**Exercise requirements**: Reply with one number only: the count of lines below that contain the word "matplotlib".
──────────────────────────────
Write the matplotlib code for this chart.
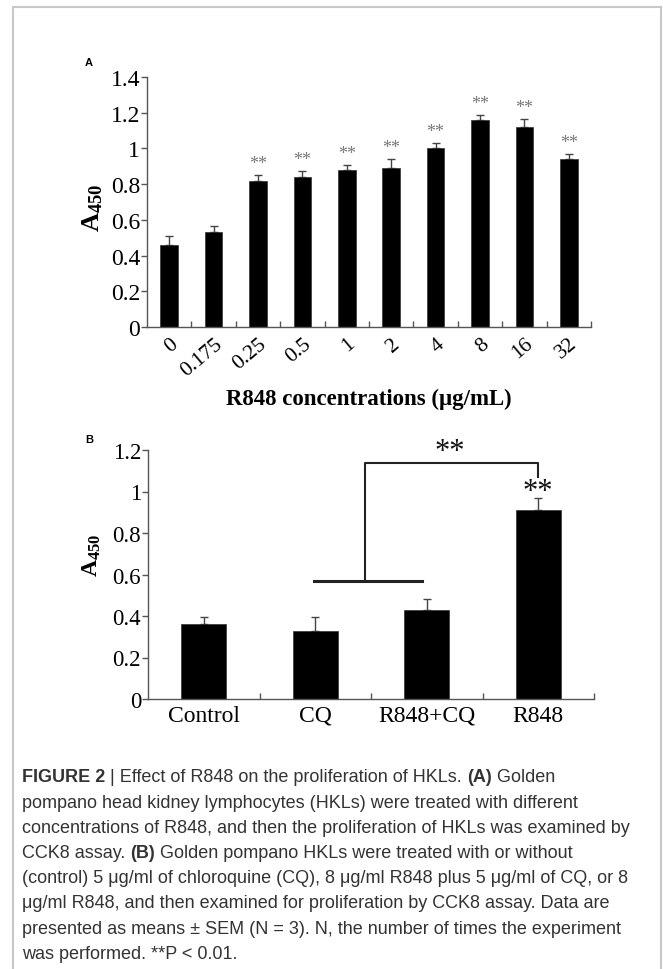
import numpy as np
import matplotlib
matplotlib.use('Agg')
import matplotlib.pyplot as plt
from matplotlib.patches import Rectangle

# panel A data
conc_labels = ['0', '0.175', '0.25', '0.5', '1', '2', '4', '8', '16', '32']
conc_means = [0.46, 0.53, 0.82, 0.84, 0.88, 0.89, 1.00, 1.16, 1.12, 0.94]
conc_sem = [0.05, 0.035, 0.03, 0.035, 0.03, 0.05, 0.03, 0.03, 0.045, 0.03]
conc_signif = [False, False, True, True, True, True, True, True, True, True]

# panel B data
group_labels = ['Control', 'CQ', 'R848+CQ', 'R848']
group_means = [0.36, 0.33, 0.43, 0.91]
group_sem = [0.035, 0.065, 0.05, 0.06]

caption_lines = [
    [('FIGURE 2', True), (' | Effect of R848 on the proliferation of HKLs. ', False), ('(A)', True), (' Golden', False)],
    [('pompano head kidney lymphocytes (HKLs) were treated with different', False)],
    [('concentrations of R848, and then the proliferation of HKLs was examined by', False)],
    [('CCK8 assay. ', False), ('(B)', True), (' Golden pompano HKLs were treated with or without', False)],
    [('(control) 5 \u03bcg/ml of chloroquine (CQ), 8 \u03bcg/ml R848 plus 5 \u03bcg/ml of CQ, or 8', False)],
    [('\u03bcg/ml R848, and then examined for proliferation by CCK8 assay. Data are', False)],
    [('presented as means \u00b1 SEM (N = 3). N, the number of times the experiment', False)],
    [('was performed. **P < 0.01.', False)],
]

plt.rcParams['font.family'] = 'Liberation Serif'
plt.rcParams['mathtext.fontset'] = 'custom'
plt.rcParams['mathtext.rm'] = 'Liberation Serif'
plt.rcParams['mathtext.bf'] = 'Liberation Serif:bold'

W, H = 663, 970
fig = plt.figure(figsize=(W / 100, H / 100), dpi=100)
fig.patch.set_facecolor('white')

# light frame around the figure
fig.patches.append(Rectangle((13 / W, -0.01), (661 - 13) / W, 1.01 - 8 / H, transform=fig.transFigure,
                             fill=False, edgecolor='#c8c8c8', linewidth=1.5))


def style_axis(ax, n, ymax, step, fs):
    for side in ['top', 'right']:
        ax.spines[side].set_visible(False)
    for side in ['left', 'bottom']:
        ax.spines[side].set_color('#555555')
        ax.spines[side].set_linewidth(1.0)
    ax.set_xlim(-0.5, n - 0.5)
    ax.set_ylim(0, ymax)
    yt = np.round(np.arange(0, ymax + 1e-9, step), 1)
    ax.set_yticks(yt)
    ax.set_yticklabels(['%g' % v for v in yt], fontsize=fs)
    ax.tick_params(axis='y', direction='out', length=4, width=1, color='#555555', pad=1)
    ax.set_xticks(np.arange(n))
    ax.set_xticks(np.arange(0.5, n, 1), minor=True)
    ax.tick_params(axis='x', which='major', length=0)
    ax.tick_params(axis='x', which='minor', direction='in', length=4, width=1, color='#555555')


# ---- panel A ----
axA = fig.add_axes([147 / W, 1 - 328 / H, 444 / W, 250 / H])
x = np.arange(len(conc_labels))
axA.bar(x, conc_means, width=0.4, color='black', edgecolor='#333333', linewidth=0.5, zorder=2)
axA.errorbar(x, conc_means, yerr=[np.zeros(len(x)), conc_sem], fmt='none', ecolor='#444444',
             elinewidth=1, capsize=3, capthick=1, zorder=1)
style_axis(axA, len(conc_labels), 1.4, 0.2, 17)
axA.set_xticklabels(conc_labels, fontsize=15.5, rotation=40, ha='right', rotation_mode='anchor')
axA.tick_params(axis='x', which='major', pad=5)
for xi, m, e, s in zip(x, conc_means, conc_sem, conc_signif):
    if s:
        axA.annotate('**', (xi, m + e), xytext=(0, 2), textcoords='offset points', ha='center',
                     va='bottom', fontsize=13, color='#777777')
axA.set_ylabel(r'$\mathbf{A_{450}}$', fontsize=19)
axA.yaxis.set_label_coords(-0.095, 0.48)
axA.set_xlabel('R848 concentrations (\u03bcg/mL)', fontsize=16.5, fontweight='bold', labelpad=6)
fig.text(89 / W, 1 - 63 / H, 'A', fontsize=8, fontweight='bold', family='Liberation Sans',
         ha='center', va='center')

# ---- panel B ----
axB = fig.add_axes([148 / W, 1 - 700 / H, 446 / W, 249 / H])
xb = np.arange(len(group_labels))
axB.bar(xb, group_means, width=0.4, color='black', edgecolor='#333333', linewidth=0.5, zorder=2)
axB.errorbar(xb, group_means, yerr=[np.zeros(len(xb)), group_sem], fmt='none', ecolor='#444444',
             elinewidth=1, capsize=3, capthick=1, zorder=1)
style_axis(axB, len(group_labels), 1.2, 0.2, 16.5)
axB.set_xticklabels(group_labels, fontsize=17)
axB.tick_params(axis='x', which='major', pad=4)
axB.set_ylabel(r'$\mathbf{A_{450}}$', fontsize=17)
axB.yaxis.set_label_coords(-0.10, 0.58)

# significance bracket
axB.plot([0.985, 1.96], [0.567, 0.567], color='#222222', linewidth=2.2, clip_on=False)
axB.plot([1.445, 1.445, 3.0, 3.0], [0.567, 1.135, 1.135, 1.068], color='#222222', linewidth=1.5,
         clip_on=False)
axB.text(2.21, 1.125, '**', ha='center', va='bottom', fontsize=22, color='#111111')
axB.text(3.0, 1.0, '**', ha='center', va='center', fontsize=22, color='#111111')
fig.text(89 / W, 1 - 440 / H, 'B', fontsize=8, fontweight='bold', family='Liberation Sans',
         ha='center', va='center')

# ---- caption ----
renderer = fig.canvas.get_renderer()
y0 = 778
dy = 25.2
for i, pieces in enumerate(caption_lines):
    xp = 22
    for txt, bold in pieces:
        t = fig.text(xp / W, 1 - (y0 + i * dy) / H, txt, fontsize=13, family='Liberation Sans',
                     fontweight='bold' if bold else 'normal', color='#333333', va='center', ha='left')
        xp += t.get_window_extent(renderer).width

fig.savefig('out.png', dpi=100)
──────────────────────────────
**Task solution**: 5